Omm Sety's Living Egypt: Surviving Folkways from Pharaonic Times
Edited by Nicole Hansen, with a foreword by Kent Weeks and an introduction by Walter Fairservis, this amazing "lost" manuscript by the equally amazing Omm Sety will soon be published. Read on to learn more:
The unorthodox personal life of the late Omm Sety earned her the rather unflattering appellation "British Eccentric" in Who Was Who in Egyptology while her scholarly work, including her soon to be published Omm Sety's Living Egypt: Surviving Folkways from Pharaonic Times, has garnered her much respect. Omm Sety's life was full of such paradoxes. Born Dorothy Eady in 1904, she fell down a flight of stairs at the age of three. After this incident, and perhaps as a result of it, she began to believe she had a past life in ancient Egypt during which she had an affair with the pharaoh Sety I, who continued to visit her in this life. Longing to go to Egypt, in 1933 she married an Egyptian who had been studying in London, and moved permanently to Egypt, acquiring Egyptian citizenship. She soon gave birth to a son, whom she named Sety, hence her name Omm Sety, and was divorced in 1936, promptly moving to the village of Nazlet al-Samaan at the foot of the pyramids. She spent over three decades working for the Egyptian Antiquities Service, first in Cairo (for Selim Hassan and then Ahmed Fakhry) and from 1956 at Abydos, her home in her previous life, until the mandatory retirement age of 65 in 1969, when she was asked by the late archaeologist Walter Fairservis to write an ethnoarchaeological manuscript.

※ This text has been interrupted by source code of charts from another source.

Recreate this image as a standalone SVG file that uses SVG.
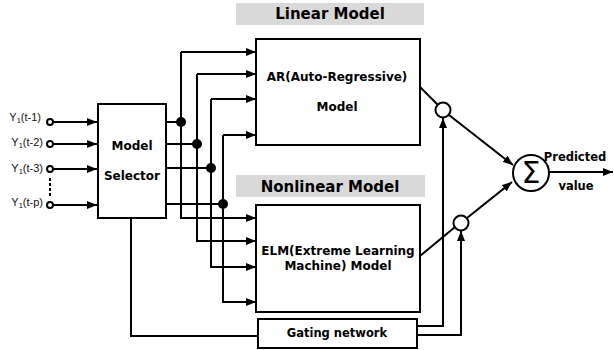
<svg xmlns="http://www.w3.org/2000/svg" width="614" height="350" viewBox="0 0 614 350">
<defs>
<marker id="arr" viewBox="0 0 10 8" refX="10" refY="4" markerWidth="10" markerHeight="8" markerUnits="userSpaceOnUse" orient="auto">
<path d="M0,0 L10,4 L0,8 Z" fill="#000"/>
</marker>
</defs>
<style>
.box{fill:#fff;stroke:#000;stroke-width:2}
.ln{fill:none;stroke:#000;stroke-width:2}
.a{marker-end:url(#arr)}
.lbl{fill:#d9d9d9}
.t{font-family:"DejaVu Sans",sans-serif;font-weight:bold;font-size:12px;text-anchor:middle;fill:#000}
.h{font-family:"DejaVu Sans",sans-serif;font-weight:bold;font-size:15px;text-anchor:middle;fill:#000}
.in{font-family:"Liberation Sans",Arial,sans-serif;font-size:11px;text-anchor:end;fill:#111}
.dot{fill:#000}
.oc{fill:#fff;stroke:#000;stroke-width:2}
</style>
<rect width="614" height="350" fill="#fff"/>

<g id="connectors">
<line class="ln a" x1="53" y1="122" x2="97" y2="122"/>
<line class="ln a" x1="53" y1="144" x2="97" y2="144"/>
<line class="ln a" x1="53" y1="169" x2="97" y2="169"/>
<line class="ln a" x1="53" y1="205" x2="97" y2="205"/>
<line x1="50" y1="178" x2="50" y2="198" stroke="#000" stroke-width="2" stroke-dasharray="3,2"/>
<line class="ln" x1="166" y1="122" x2="181" y2="122"/>
<line class="ln" x1="166" y1="144" x2="197" y2="144"/>
<line class="ln" x1="166" y1="168" x2="211" y2="168"/>
<line class="ln" x1="166" y1="204" x2="223" y2="204"/>
<path class="ln a" d="M181,52 H256"/>
<path class="ln a" d="M181,52 V218 H256"/>
<path class="ln a" d="M197,74 H256"/>
<path class="ln a" d="M197,74 V241 H256"/>
<path class="ln a" d="M211,99 H256"/>
<path class="ln a" d="M211,99 V267 H256"/>
<path class="ln a" d="M223,135 H256"/>
<path class="ln a" d="M223,135 V302 H256"/>
<circle class="dot" cx="181" cy="122" r="5"/>
<circle class="dot" cx="197" cy="144" r="5"/>
<circle class="dot" cx="211" cy="168" r="5"/>
<circle class="dot" cx="223" cy="204" r="5"/>
<path class="ln" d="M131,218 V336 H258"/>
<path class="ln a" d="M417,326 H443 V118"/>
<path class="ln a" d="M417,335 H461 V231"/>
<line class="ln" x1="420" y1="87" x2="437.5" y2="104.5"/>
<line class="ln" x1="420" y1="256" x2="455" y2="227"/>
<line class="ln a" x1="449" y1="115" x2="513" y2="165"/>
<line class="ln a" x1="467" y1="218" x2="512" y2="182"/>
<line class="ln a" x1="549" y1="172" x2="613" y2="172"/>
</g>

<g id="inputs">
<text class="in" x="41" y="121">Y<tspan font-size="7.5" dy="2">1</tspan><tspan dy="-2">(t-1)</tspan></text>
<text class="in" x="43" y="146">Y<tspan font-size="7.5" dy="2">1</tspan><tspan dy="-2">(t-2)</tspan></text>
<text class="in" x="43" y="172">Y<tspan font-size="7.5" dy="2">1</tspan><tspan dy="-2">(t-3)</tspan></text>
<text class="in" x="43" y="206">Y<tspan font-size="7.5" dy="2">1</tspan><tspan dy="-2">(t-p)</tspan></text>
<circle class="oc" cx="50" cy="122" r="3"/>
<circle class="oc" cx="50" cy="144" r="3"/>
<circle class="oc" cx="50" cy="169" r="3"/>
<circle class="oc" cx="50" cy="205" r="3"/>
</g>

<g id="selector">
<rect class="box" x="98" y="104" width="68" height="114"/>
<text class="t" x="132" y="150">Model</text>
<text class="t" x="132" y="180">Selector</text>
</g>

<g id="linear-label">
<rect class="lbl" x="236" y="3" width="188" height="22"/>
<text class="h" x="330" y="19">Linear Model</text>
</g>

<g id="linear">
<rect class="box" x="256" y="39" width="164" height="106"/>
<text class="t" x="337" y="81">AR(Auto-Regressive)</text>
<text class="t" x="337" y="111">Model</text>
</g>

<g id="nonlinear-label">
<rect class="lbl" x="236" y="175" width="189" height="22"/>
<text class="h" x="330" y="192">Nonlinear Model</text>
</g>

<g id="nonlinear">
<rect class="box" x="256" y="205" width="164" height="107"/>
<text class="t" x="338" y="255">ELM(Extreme Learning</text>
<text class="t" x="338" y="270">Machine) Model</text>
</g>

<g id="gating">
<rect class="box" x="258" y="319" width="159" height="29"/>
<text class="t" x="337" y="337" style="font-size:11.5px">Gating network</text>
</g>

<g id="mult1">
<circle class="oc" cx="443" cy="110" r="7.5"/>
</g>
<g id="mult2">
<circle class="oc" cx="461" cy="223" r="7.5"/>
</g>

<g id="sum">
<circle class="oc" cx="531" cy="173" r="18"/>
<text x="531" y="183" font-family="DejaVu Sans,sans-serif" font-size="30" text-anchor="middle">Σ</text>
</g>

<g id="output-label">
<text class="t" x="575" y="161" style="font-size:11.5px">Predicted</text>
<text class="t" x="576" y="190" style="font-size:11.5px">value</text>
</g>
</svg>
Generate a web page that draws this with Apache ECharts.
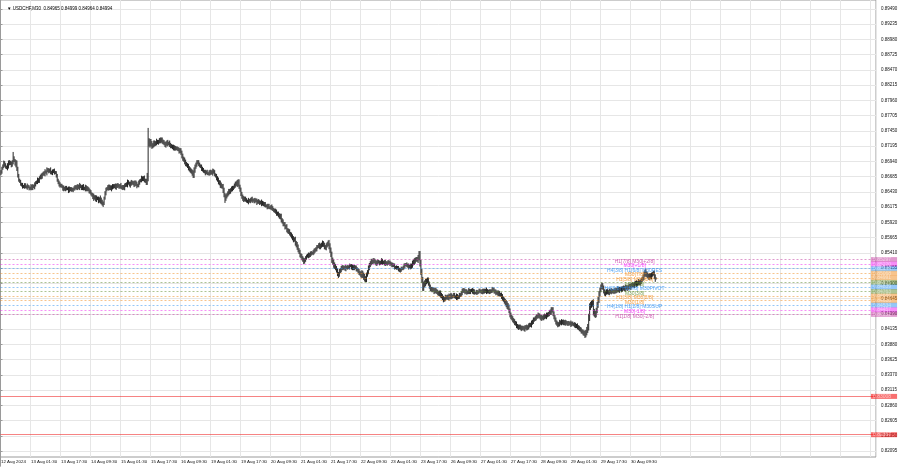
<!DOCTYPE html>
<html><head><meta charset="utf-8">
<script src="https://cdn.jsdelivr.net/npm/echarts@6/dist/echarts.min.js"></script>
<style>html,body{margin:0;padding:0;background:#fff}#c{width:900px;height:468px}</style>
</head><body><div id="c"></div>
<script>
// USDCHF M30 closes, in points (price x 100000), one array per trading day
const aug12 = [86764,86820,86870,86914,86880,86850,86830,86870,86905,86931,86900,86881,86930,86995,86960,86890,86914,86820,86700,86630,86600,86563,86540,86525,86513,86545,86520,86505,86530];
const aug13 = [86510,86485,86496,86520,86490,86530,86513,86550,86579,86600,86630,86610,86660,86697,86680,86720,86747,86730,86770,86755,86790,86797,86770,86800,86764,86740,86775,86780,86760,86747,86700,86630,86579,86560,86530,86545,86513,86480,86496,86470,86500,86485,86479,86450,86490,86462,86480,86455];
const aug14 = [86470,86505,86496,86520,86490,86530,86500,86540,86513,86490,86520,86495,86479,86510,86470,86496,86460,86445,86429,86400,86370,86350,86329,86345,86300,86330,86312,86280,86310,86295,86260,86240,86230,86330,86412,86460,86490,86513,86490,86520,86479,86500,86530,86513,86540,86505,86525,86545];
const aug15 = [86530,86510,86540,86520,86490,86515,86496,86530,86560,86545,86596,86580,86540,86563,86600,86570,86579,86550,86590,86560,86530,86546,86580,86610,86630,86660,86640,86663,86630,86600,86596,86697,87299,87220,87265,87240,87190,87215,87250,87230,87249,87280,87249,87270,87300,87282,87310,87265];
const aug16 = [87265,87240,87210,87232,87260,87230,87249,87220,87190,87200,87165,87180,87150,87170,87148,87160,87130,87110,87131,87080,87030,86990,86964,86930,86900,86881,86860,86830,86800,86790,86764,86740,86713,86790,86847,86890,86920,86931,86890,86870,86847,86820,86800,86780,86760,86747,86770,86740];
const aug19 = [86730,86760,86747,86770,86740,86780,86764,86720,86690,86663,86630,86596,86570,86546,86530,86513,86460,86380,86320,86350,86379,86410,86440,86430,86462,86490,86480,86513,86540,86560,86579,86560,86600,86520,86462,86400,86345,86320,86300,86320,86295,86280,86262,86290,86270,86295,86310,86285];
const aug20 = [86295,86270,86300,86278,86250,86280,86260,86240,86262,86230,86250,86211,86230,86200,86190,86178,86200,86170,86161,86180,86161,86140,86110,86120,86094,86070,86060,86044,86010,86025,85960,85930,85894,85885,85840,85850,85793,85765,85775,85730,85709,85690,85650,85626,85640,85570,85542,85510];
const aug21 = [85459,85420,85375,85350,85325,85290,85260,85290,85325,85350,85375,85360,85380,85392,85410,85400,85425,85440,85460,85475,85500,85520,85542,85510,85525,85550,85576,85540,85510,85492,85530,85560,85576,85520,85459,85380,85291,85250,85210,85180,85158,85110,85060,85050,85100,85124,85150,85174];
const aug22 = [85150,85170,85141,85170,85158,85180,85160,85200,85191,85160,85174,85150,85180,85158,85140,85124,85100,85080,85058,85040,85070,85030,85007,84980,84960,85040,85091,85158,85200,85241,85270,85250,85291,85270,85258,85230,85241,85270,85250,85230,85258,85280,85240,85258,85230,85250,85224,85240];
const aug23 = [85260,85230,85241,85220,85200,85215,85191,85170,85158,85170,85150,85141,85110,85124,85150,85140,85174,85190,85208,85220,85200,85191,85170,85190,85174,85200,85240,85258,85270,85291,85310,85290,85325,85380,85241,85091,84957,84823,84880,84900,84923,84940,84957,84900,84840,84810,84790,84800];
const aug26 = [84790,84760,84790,84773,84750,84739,84720,84740,84700,84689,84650,84622,84640,84670,84656,84680,84650,84690,84672,84700,84670,84689,84710,84680,84660,84690,84656,84680,84700,84706,84740,84770,84790,84770,84756,84770,84739,84760,84780,84750,84773,84790,84756,84770,84740,84739,84760,84739];
const aug27 = [84760,84780,84773,84750,84770,84756,84780,84760,84790,84760,84773,84750,84770,84756,84780,84800,84790,84770,84756,84740,84750,84723,84740,84710,84706,84680,84650,84622,84600,84572,84550,84520,84505,84440,84371,84340,84310,84288,84260,84240,84221,84190,84170,84160,84180,84153,84140,84160];
const aug28 = [84153,84130,84160,84170,84150,84170,84190,84210,84200,84237,84260,84288,84300,84320,84338,84350,84371,84350,84338,84310,84330,84321,84340,84355,84340,84370,84371,84390,84410,84422,84450,84460,84390,84338,84288,84250,84220,84204,84220,84250,84237,84260,84240,84254,84230,84250,84237,84220];
const aug29 = [84240,84220,84237,84210,84230,84221,84200,84210,84180,84190,84170,84150,84140,84120,84100,84086,84070,84060,84036,84080,84120,84170,84330,84505,84540,84560,84572,84422,84390,84371,84450,84539,84622,84720,84790,84840,84873,84823,84770,84723,84740,84770,84756,84740,84770,84756,84780,84760];
const aug30 = [84773,84760,84790,84770,84790,84810,84780,84800,84806,84790,84820,84823,84800,84840,84823,84810,84840,84860,84830,84856,84880,84873,84860,84890,84910,84880,84906,84930,84900,84923,84950,84980,85007,85050,85091,85060,85041,85020,85000,85030,85007,85040,85058,85074,85010,84965,84994];
const firstOpen = 86740;
// estimated wick length per bar, in pips beyond the body (one digit per bar, one string per day)
const wick12 = '33243324532434325433232423324';
const wick13 = '232433243243324323425332423342332432234233243232';
const wick14 = '324233242334243324332453342436443234234324332343';
const wick15 = '332423342343243234334243243342559355434434233433';
const wick16 = '433434243324332324334434433434345543433324332423';
const wick19 = '234324332434354354343344334234354434344333242334';
const wick20 = '233242332432332433234323343434434343434334343445';
const wick21 = '434343433324343234334234434343434554545443434343';
const wick22 = '323423232343324334345455443443433343432324323423';
const wick23 = '324233242324233224323342434454335465555554443434';
const wick26 = '343434344434343334343233243243343343324332343233';
const wick27 = '233234332432332434343343344344555444343434343343';
const wick28 = '334343433434334343434344344344544434343434343433';
const wick29 = '332433243343434344545566555655455544434343434343';
const wick30 = '34343434343434343434343434343443454544444433443';
// notable wicks: [bar index, price points]
const wickHigh = [[13,87098],[157,87500],[253,86630],[446,85440],[588,84488],[641,84900],[687,85130],[699,84999]];
const wickLow = [[109,86178],[239,86245],[323,85241],[360,84990],[389,84923],[450,84790],[623,84010],[699,84964]];

// x-axis tick labels (every 32 bars)
const tickLabels = ['12 Aug 2024','13 Aug 01:30','13 Aug 17:30','14 Aug 09:30','15 Aug 01:30','15 Aug 17:30','16 Aug 09:30','19 Aug 01:30','19 Aug 17:30','20 Aug 09:30','21 Aug 01:30','21 Aug 17:30','22 Aug 09:30','23 Aug 01:30','23 Aug 17:30','26 Aug 09:30','27 Aug 01:30','27 Aug 17:30','28 Aug 09:30','29 Aug 01:30','29 Aug 17:30','30 Aug 09:30'];

// Murrey math levels
const levelPrices = [0.85297,0.85220,0.85144,0.85068,0.84991,0.84915,0.84839,0.84763,0.84686,0.84610,0.84534,0.84457,0.84381];
const levelLabels = ['H1[7/8] M30[+2/8]','M30[+1/8]','H4[3/8] H1[6/8] M30RES','M30[7/8]','H1[5/8] M30[6/8]','M30[5/8]','H4[2/8] H1[4/8] M30PIVOT','M30[3/8]','H1[3/8] M30[2/8]','M30[1/8]','H4[1/8] H1[2/8] M30SUP','M30[-1/8]','H1[1/8] M30[-2/8]'];
const levelColors = ['#C2369E','#F020F0','#2C8FF0','#F08A1A','#F08A1A','#5E8A2A','#2C8FF0','#5E8A2A','#F08A1A','#F08A1A','#2C8FF0','#F020F0','#C2369E'];
const redLevels = [0.83008, 0.82367];
const labelBar = 676;
const titleText = '\u25BC USDCHF,M30  0.84965 0.84999 0.84964 0.84994';

// ---- build ----
const closes = [].concat(aug12,aug13,aug14,aug15,aug16,aug19,aug20,aug21,aug22,aug23,aug26,aug27,aug28,aug29,aug30);
const wicks = (wick12+wick13+wick14+wick15+wick16+wick19+wick20+wick21+wick22+wick23+wick26+wick27+wick28+wick29+wick30).split('').map(Number);
const ohlc = closes.map((c,i)=>{
  const o = i ? closes[i-1] : firstOpen;
  const w = (wicks[i]||0)*10;
  return [o,c,Math.min(o,c)-w,Math.max(o,c)+w];
});
wickHigh.forEach(([i,v])=>{ohlc[i][3]=Math.max(ohlc[i][3],v);});
wickLow.forEach(([i,v])=>{ohlc[i][2]=Math.min(ohlc[i][2],v);});
ohlc[699][3]=84999; ohlc[699][2]=84964;
const candleData = ohlc.map(r=>r.map(v=>v/1e5));

const NCAT = 934;
const MON = ['Jan','Feb','Mar','Apr','May','Jun','Jul','Aug','Sep','Oct','Nov','Dec'];
const pad = n => (n<10?'0':'')+n;
const cats = [];
let t = Date.UTC(2024,7,12,9,30);
for (let i=0;i<NCAT;i++){
  const d = new Date(t);
  cats.push(d.getUTCDate()+' '+MON[d.getUTCMonth()]+' '+pad(d.getUTCHours())+':'+pad(d.getUTCMinutes()));
  t += 1800000;
  let wd = new Date(t).getUTCDay();
  while (wd===0||wd===6){ t += 1800000; wd = new Date(t).getUTCDay(); }
}

const tagLabel = {show:true, position:'end', distance:-5, color:'#fff', fontSize:5, lineHeight:5, padding:[0,6,0,2], formatter:p=>Number(p.value).toFixed(5)};
const mlData = levelPrices.map((p,k)=>({yAxis:p, lineStyle:{color:levelColors[k], type:[2,2], width:1, opacity:0.5}, label:{backgroundColor:levelColors[k]}}));
redLevels.forEach(p=>mlData.push({yAxis:p, lineStyle:{color:'#f03030', type:'solid', width:1, opacity:0.6}, label:{backgroundColor:'#f41010'}}));

const FONT = 'Liberation Sans, Arial, sans-serif';
const chart = echarts.init(document.getElementById('c'), null, {renderer:'canvas'});
chart.setOption({
  animation:false,
  backgroundColor:'#ffffff',
  textStyle:{fontFamily:FONT},
  title:{text:titleText, left:2, top:1, textStyle:{fontSize:4.5, fontWeight:'normal', color:'#000', fontFamily:FONT}},
  grid:[
    {left:0.5, right:24, top:0, bottom:11, show:true, borderColor:'#9a9a9a', borderWidth:1, backgroundColor:'transparent', outerBoundsMode:'none', containLabel:false},
    {left:0.5, right:24, top:-6.24, bottom:1.76, outerBoundsMode:'none', containLabel:false}
  ],
  xAxis:[
    {type:'category', gridIndex:0, data:cats, boundaryGap:true,
     axisLine:{show:false}, axisTick:{show:false},
     axisLabel:{interval:(i)=> i%32===0 && i/32<tickLabels.length, formatter:(v,i)=>tickLabels[i/32]||'', fontSize:4.4, color:'#111', align:'left', margin:3},
     splitLine:{show:true, interval:(i)=> i%32===0, lineStyle:{color:'#e6e6e6', width:1}}},
    {type:'value', gridIndex:1, show:false, min:0, max:1}
  ],
  yAxis:[
    {type:'value', gridIndex:0, position:'right', min:0.819940, max:0.896406, show:false, scale:true},
    {type:'value', gridIndex:1, position:'right', min:0.81840, max:0.89745, interval:0.00255,
     axisLine:{show:true, lineStyle:{color:'#9a9a9a'}},
     axisTick:{show:true, length:2, lineStyle:{color:'#9a9a9a'}},
     axisLabel:{fontSize:4.5, color:'#111', margin:5, showMinLabel:false, showMaxLabel:false, formatter:v=>v.toFixed(5)},
     splitLine:{show:true, showMinLine:false, showMaxLine:false, lineStyle:{color:'#e6e6e6', width:1}}}
  ],
  series:[
    {type:'candlestick', name:'USDCHF', xAxisIndex:0, yAxisIndex:0, data:candleData,
     large:true, largeThreshold:100, clip:true,
     itemStyle:{color:'#262626', color0:'#262626', borderColor:'#262626', borderColor0:'#262626', borderWidth:1}},
    {type:'scatter', name:'levels', xAxisIndex:0, yAxisIndex:0, symbol:'circle', symbolSize:1, silent:true, z:5,
     itemStyle:{color:'rgba(0,0,0,0)'},
     data:levelPrices.map((p,k)=>({value:[labelBar,p], label:{color:levelColors[k]}})),
     label:{show:true, position:'inside', offset:[0,1.8], fontSize:5, textBorderWidth:0, formatter:p=>levelLabels[p.dataIndex]},
     markLine:{symbol:['none','none'], silent:true, animation:false, precision:5, label:tagLabel, data:mlData}}
  ]
});
</script>
</body></html>
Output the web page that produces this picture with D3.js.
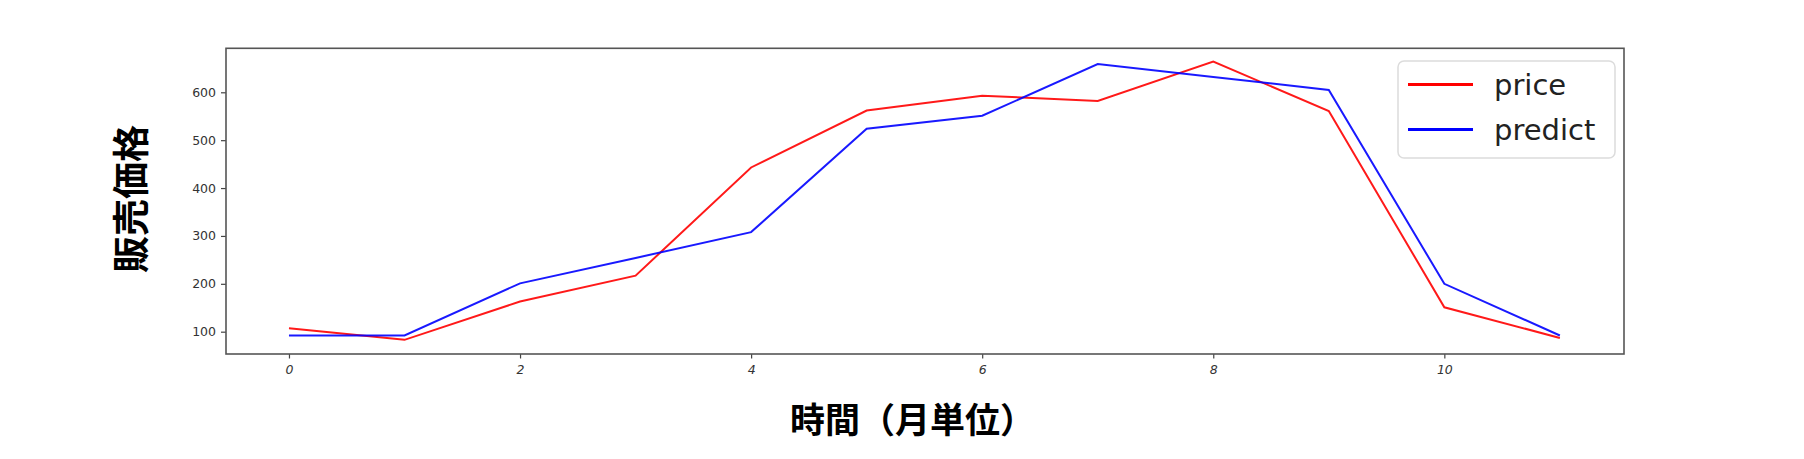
<!DOCTYPE html>
<html>
<head>
<meta charset="utf-8">
<script src="https://cdn.jsdelivr.net/npm/d3@7"></script>
<style>
  html, body { margin: 0; padding: 0; background: #fff; }
  svg { display: block; }
</style>
</head>
<body>
<svg id="chart" width="1804" height="459"></svg>
<script>
const months = [0, 1, 2, 3, 4, 5, 6, 7, 8, 9, 10, 11];
const price = [107, 83, 163, 217, 443, 562, 593, 582, 664, 561, 151, 87];
const predict = [92, 92, 201, 254, 308, 524, 551, 659, 632, 605, 200, 92];
const xTicks = [0, 2, 4, 6, 8, 10];
const yTicks = [100, 200, 300, 400, 500, 600];
const seriesNames = ["price", "predict"];
const xLabel = "時間（月単位）";
const yLabel = "販売価格";

const svg = d3.select("#chart");
const L = 226, R = 1624, T = 48.3, B = 354;

const x = d3.scaleLinear().domain([-0.545, 11.555]).range([L, R]);
const y = d3.scaleLinear().domain([53.4, 691.9]).range([B, T]);

svg.append("rect").attr("width", 1804).attr("height", 459).attr("fill", "#fff");

// axes
const yAxis = svg.append("g")
  .attr("transform", `translate(${L},0)`)
  .call(d3.axisLeft(y).tickValues(yTicks).tickSize(5).tickPadding(5).tickFormat(d3.format("d")));
yAxis.select(".domain").remove();
yAxis.selectAll("line").attr("stroke", "#444").attr("stroke-width", 1.2);
yAxis.selectAll("text")
  .attr("fill", "#333")
  .style("font-family", "'DejaVu Sans', sans-serif")
  .style("font-size", "12.5px");

const xAxis = svg.append("g")
  .attr("transform", `translate(0,${B})`)
  .call(d3.axisBottom(x).tickValues(xTicks).tickSize(4.5).tickPadding(7).tickFormat(d3.format("d")));
xAxis.select(".domain").remove();
xAxis.selectAll("line").attr("stroke", "#444").attr("stroke-width", 1.2);
xAxis.selectAll("text")
  .attr("fill", "#333")
  .style("font-family", "'DejaVu Sans', sans-serif")
  .style("font-size", "12.5px")
  .style("font-style", "italic");

// lines
const line = d3.line().x((d, i) => x(months[i])).y(d => y(d));
svg.append("path").datum(price)
  .attr("d", line).attr("fill", "none")
  .attr("stroke", "#ff0000").attr("stroke-width", 2).attr("stroke-opacity", 0.9);
svg.append("path").datum(predict)
  .attr("d", line).attr("fill", "none")
  .attr("stroke", "#0000ff").attr("stroke-width", 2).attr("stroke-opacity", 0.9);

// frame
svg.append("rect")
  .attr("x", L).attr("y", T).attr("width", R - L).attr("height", B - T)
  .attr("fill", "none").attr("stroke", "#555").attr("stroke-width", 1.6);

// legend
const leg = svg.append("g");
leg.append("rect")
  .attr("x", 1398).attr("y", 61).attr("width", 217).attr("height", 97)
  .attr("rx", 6).attr("fill", "#fff").attr("fill-opacity", 0.8)
  .attr("stroke", "#dcdcdc").attr("stroke-width", 1.5);
const legColors = ["#ff0000", "#0000ff"];
seriesNames.forEach((name, i) => {
  const ly = 84.5 + i * 45;
  leg.append("line")
    .attr("x1", 1408).attr("x2", 1473).attr("y1", ly).attr("y2", ly)
    .attr("stroke", legColors[i]).attr("stroke-width", 3);
  leg.append("text")
    .attr("x", 1494).attr("y", ly)
    .attr("dominant-baseline", "central")
    .attr("fill", "#222")
    .style("font-family", "'DejaVu Sans', sans-serif")
    .style("font-size", "29px")
    .text(name);
});

// axis labels
svg.append("text")
  .attr("x", 790).attr("y", 417)
  .attr("dominant-baseline", "central")
  .attr("fill", "#000")
  .style("font-family", "'Noto Sans CJK JP', sans-serif")
  .style("font-weight", "bold")
  .style("font-size", "35px")
  .text(xLabel);

svg.append("text")
  .attr("transform", "translate(129,199) rotate(-90)")
  .attr("text-anchor", "middle")
  .attr("dominant-baseline", "central")
  .attr("fill", "#000")
  .style("font-family", "'Noto Sans CJK JP', sans-serif")
  .style("font-weight", "bold")
  .style("font-size", "37px")
  .text(yLabel);
</script>
</body>
</html>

Fairservis worked for many years in Pakistan and Afghanistan exploring the origins of Harappan civilization before excavating in Egypt in the late 1960s at predynastic Hierakonpolis, where he soon recognized the need for ethnoarchaeological work in Egypt. He asked Egyptologists John Wilson (the former director of the Oriental Institute at the University of Chicago), Klaus Baer (also of the Oriental Institute) and Kent Weeks (of the American University in Cairo) for advice on who they would recommend who could combine an ability to record the modern life and also deal with the ancient. Unanimously, they suggested Omm Sety as the only living person who could combine expert knowledge of ancient Egypt with in-depth knowledge of modern Egypt. She was asked to write the manuscript to be published by Glyphdoctors, on the condition that she could do so while remaining at Abydos.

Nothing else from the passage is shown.